Portions of the Mission, the Castro, and the Haight among areas of high risk during major shaker

Crews demolish a collapsed apartment building in the Marina District following the Loma Prieta earthquake in 1989.
Photo by AP Photo/George Nikitin

No place in the Bay Area is safe when it comes to the inevitable, devastating earthquakes that loom on the horizon. But some neighborhoods are better situated than others.

The California Geological Survey (CGS) updated its Seismic Hazard Zone map this month, revealing the most dangerous places in the Bay Area during phenomena like liquefaction and landslides following a major earthquake.

CGS defines a major earthquake as measuring 5.5 or greater on the Richter scale. CGS explains that hazard zones are areas of particular danger even relative to usual earthquake risks:

“Although strong ground shaking is responsible for most earthquake-related damage, these zones identify areas where earthquake hazards other than structural shaking—specifically ground failures during an earthquake—are more likely.​”

In liquefaction zones, “saturated sand and silt take on the characteristics of a liquid during the intense shaking of an earthquake,” according to the U.S. Geological Survey.

During violent quakes, seemingly solid ground can turn to the consistency of cake batter, collapsing overhead buildings and infrastructure.

“The highest hazard areas are concentrated in regions of man-made landfill, especially fill that was placed many decades ago in areas that were once submerged bay floor,” notes USGS.

Liquefaction zones in green, according to CGS.
California Geological Survey

According to the CGS map, this means that places like the Marina, the Financial District, the majority of SoMa, South Beach, the East Cut, Treasure Island, Ocean Beach, India Basin, Hunters Point, and Candlestick Point are all in danger from the phenomenon.

But so too are smaller slices of neighborhoods where liquefaction concerns don’t usually brook as much attention, such as significant portions of the Mission, the Haight, Miraloma, Ingleside Terraces and SF State University, and the Castro.
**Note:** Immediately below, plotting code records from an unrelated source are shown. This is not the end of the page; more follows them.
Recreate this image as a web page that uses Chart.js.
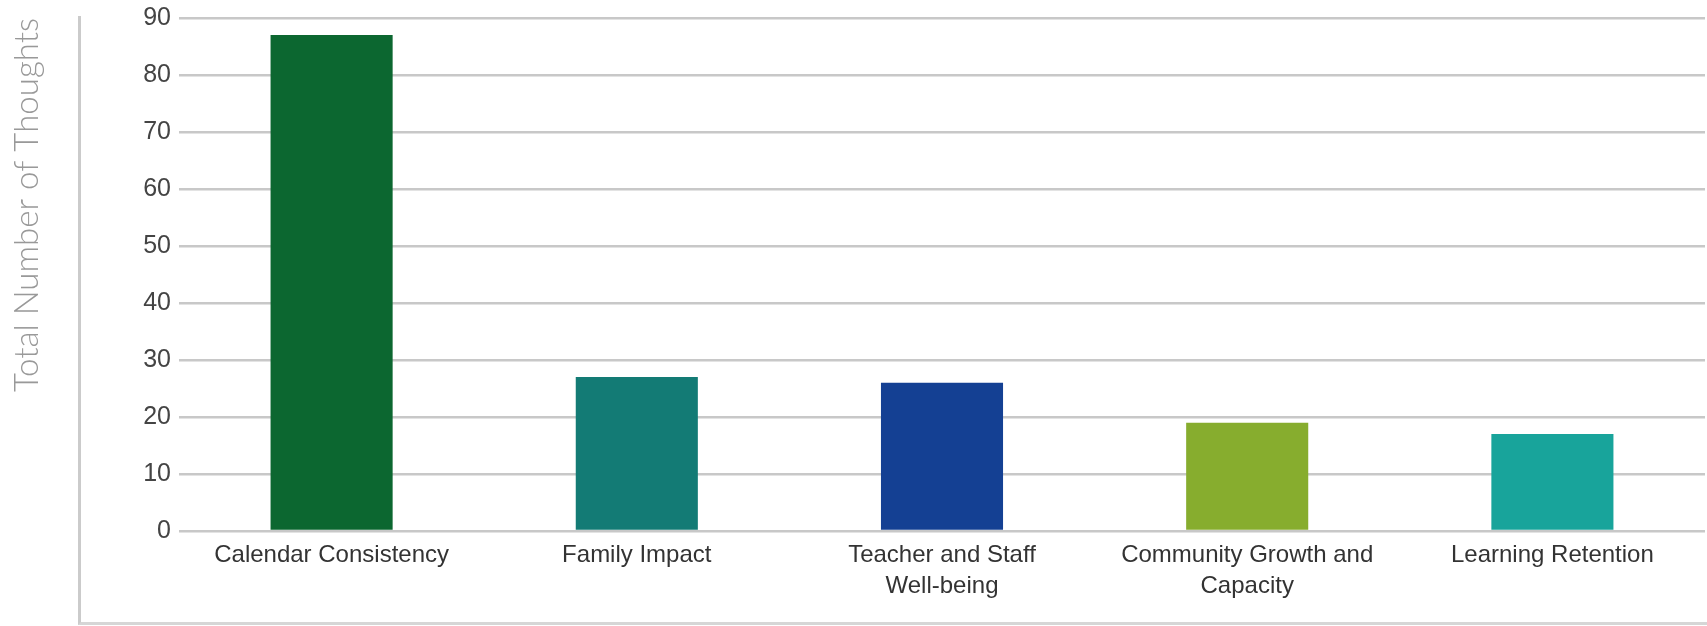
<!DOCTYPE html>
<html>
<head>
<meta charset="utf-8">
<script src="https://cdn.jsdelivr.net/npm/chart.js@4"></script>
<style>
    html, body { margin: 0; padding: 0; background: #ffffff; }
    #wrap { position: relative; width: 1707px; height: 626px; }
    #frame {
        position: absolute; left: 78px; top: 16px; right: 0; bottom: 1px;
        border-left: 3px solid #cbcbcb; border-bottom: 3px solid #d6d6d6;
        pointer-events: none;
    }
</style>
</head>
<body>
<div id="wrap">
    <canvas id="thoughtsChart" width="1707" height="626"></canvas>
    <div id="frame"></div>
</div>
<script>
// Chart data
const categories = [
    'Calendar Consistency',
    'Family Impact',
    ['Teacher and Staff', 'Well-being'],
    ['Community Growth and', 'Capacity'],
    'Learning Retention'
];
const thoughtCounts = [87, 27, 26, 19, 17];
const barColors = ['#0c6730', '#137b75', '#144093', '#87ad2e', '#18a49b'];
const yTicks = [0, 10, 20, 30, 40, 50, 60, 70, 80, 90];

const thoughtsChart = new Chart(document.getElementById('thoughtsChart'), {
    type: 'bar',
    data: {
        labels: categories,
        datasets: [{
            label: 'Total Number of Thoughts',
            data: thoughtCounts,
            backgroundColor: barColors,
            borderWidth: 0,
            categoryPercentage: 1,
            barPercentage: 0.4
        }]
    },
    options: {
        responsive: false,
        animation: false,
        layout: {
            padding: { top: 18, right: 2, left: 0, bottom: 0 }
        },
        plugins: {
            legend: { display: false },
            tooltip: { enabled: false }
        },
        scales: {
            x: {
                grid: { display: false },
                border: { display: false },
                ticks: {
                    color: '#333333',
                    padding: 1,
                    maxRotation: 0,
                    autoSkip: false,
                    font: { family: "'Liberation Sans', Arial, sans-serif", size: 24, lineHeight: 1.3 }
                },
                afterFit: (axis) => { axis.height = 95; }
            },
            y: {
                min: 0,
                max: 90,
                afterBuildTicks: (axis) => { axis.ticks = yTicks.map(v => ({ value: v })); },
                grid: {
                    color: '#c8c8c8',
                    lineWidth: 2.5,
                    drawTicks: false
                },
                border: { display: false },
                ticks: {
                    color: '#444444',
                    padding: 8,
                    font: { family: "'Liberation Sans', Arial, sans-serif", size: 25, lineHeight: 1 }
                },
                title: {
                    display: true,
                    text: 'Total Number of Thoughts',
                    align: 'end',
                    color: '#999999',
                    padding: { top: 8, bottom: 0 },
                    font: { family: 'Lato', weight: 300, size: 33 }
                },
                afterFit: (axis) => {
                    axis.width = 179;
                    axis.paddingTop = 0;
                }
            }
        }
    }
});
</script>
</body>
</html>
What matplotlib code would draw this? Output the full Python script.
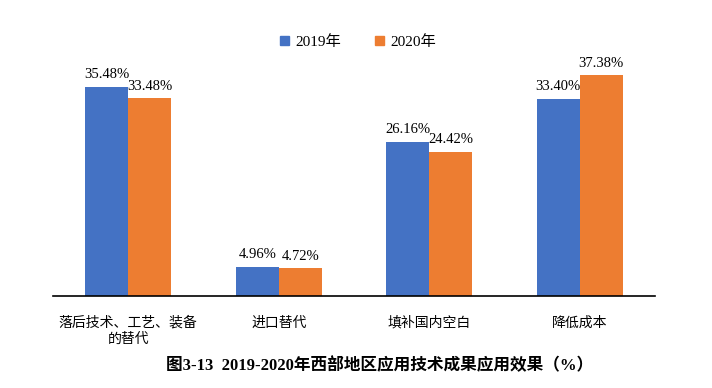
import matplotlib
matplotlib.use("Agg")
import matplotlib.pyplot as plt
import numpy as np
from matplotlib.patches import Patch

plt.rcParams['font.family'] = ['Liberation Serif', 'Noto Sans CJK SC', 'DejaVu Sans']

categories = ["落后技术、工艺、装备\n的替代", "进口替代", "填补国内空白", "降低成本"]
series_names = ["2019年", "2020年"]
values_2019 = [35.48, 4.96, 26.16, 33.40]
values_2020 = [33.48, 4.72, 24.42, 37.38]
colors = ["#4472C4", "#ED7D31"]
title = "图3-13  2019-2020年西部地区应用技术成果应用效果（%）"

fig = plt.figure(figsize=(7.12, 3.88), dpi=100)
ax = fig.add_axes([53/712, (388-296)/388, 602/712, 236/388])

x = np.arange(len(categories))
w = 0.2857
for vals, off, col in [(values_2019, -w/2, colors[0]), (values_2020, w/2, colors[1])]:
    bars = ax.bar(x + off, vals, width=w, color=col, edgecolor='none')
    for b, v in zip(bars, vals):
        ax.annotate(f"{v:.2f}%", (b.get_x() + b.get_width()/2, v),
                    xytext=(0, 4), textcoords='offset points',
                    ha='center', va='bottom', fontsize=10.5,
                    family=['Liberation Serif'])

ax.set_xlim(-0.5, len(categories) - 0.5)
ax.set_ylim(0, 40)
ax.set_yticks([])
ax.set_xticks(x)
ax.set_xticklabels(categories, fontsize=10, linespacing=1.25,
                   family=['Noto Sans CJK SC'])
ax.tick_params(axis='x', length=0, pad=14)
for s in ['top', 'right', 'left']:
    ax.spines[s].set_visible(False)
ax.spines['bottom'].set_linewidth(1.2)

handles = [Patch(color=c, label=n) for c, n in zip(colors, series_names)]
fig.legend(handles=handles, loc='center', bbox_to_anchor=(0.503, 1 - 42/388),
           ncol=2, frameon=False, fontsize=11, handlelength=0.6,
           handleheight=0.6, handletextpad=0.4, columnspacing=2.2)

fig.text(380/712, 1 - 366/388, title, ha='center', va='center',
         fontsize=12, fontweight='bold')

fig.savefig("out.png", dpi=100)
Outside of San Francisco, the entire city of Alameda lies within a liquefaction zone, as does most of San Leandro and Hayward. West Oakland and most of Emeryville face liquefaction risks, as does the western flank of Berkeley.

In the South Bay and along the Peninsula, one huge liquefaction zone extends from SFO down through most of Santa Clara and San Jose.

Map users may search for a physical address to see what kind of quake hazards that property may face. The maps and accompanying app can also be used to determine which potential quake hazards must be disclosed when attempting to sell property in California.

CGS notes that “due to limitations in data availability and mapping at regional scales, it is expected that some of these hazards will produce damaging ground failures outside the delineated zones in future earthquakes.”

But the agency adds that “the majority of occurrences will be within the zoned areas.”

Earthquakes of 5.5 or greater are relatively common (in geologic terms) along Bay Area faults, but may become more or less frequent depending on other recent eruptions.

As CGS researchers wrote in the Bulletin of the Seismological Society of America in 2002:

Cycles of seismicity and quiescence were associated with the Bay area earthquakes of 1868, 1906, and 1989. The 1868 earthquake on the Hayward fault was preceded by 12 earthquakes of M ≥5.5 from 1855 to 1866, within 60 km of the Hayward fault, and was followed by 13 quiet years.

The 1906 San Andreas fault event was preceded from 1881 to 1903 by 18 earthquakes of M ≥5.5 and was followed by quiescence, with only three earthquakes of M ≥5.5 until 1954. The Bay area has been seismically quiet at the M ≥5.5 level since the 1989 Loma Prieta earthquake and its 1990 aftershocks, which contrasts with the 10 years before 1989, when five M 5.5–6.2 events occurred.

The Loma Prieta earthquake is of similar magnitude to the 1868 Hayward event and could be followed by a similarly short quiet period.

Since 2002, the Bay Area has suffered two major earthquakes: The 2007 Alum Rock quake (5.6) and the Napa quake in 2014 (6.0).

Residents can access the info via an online app that compiles the disparate maps together.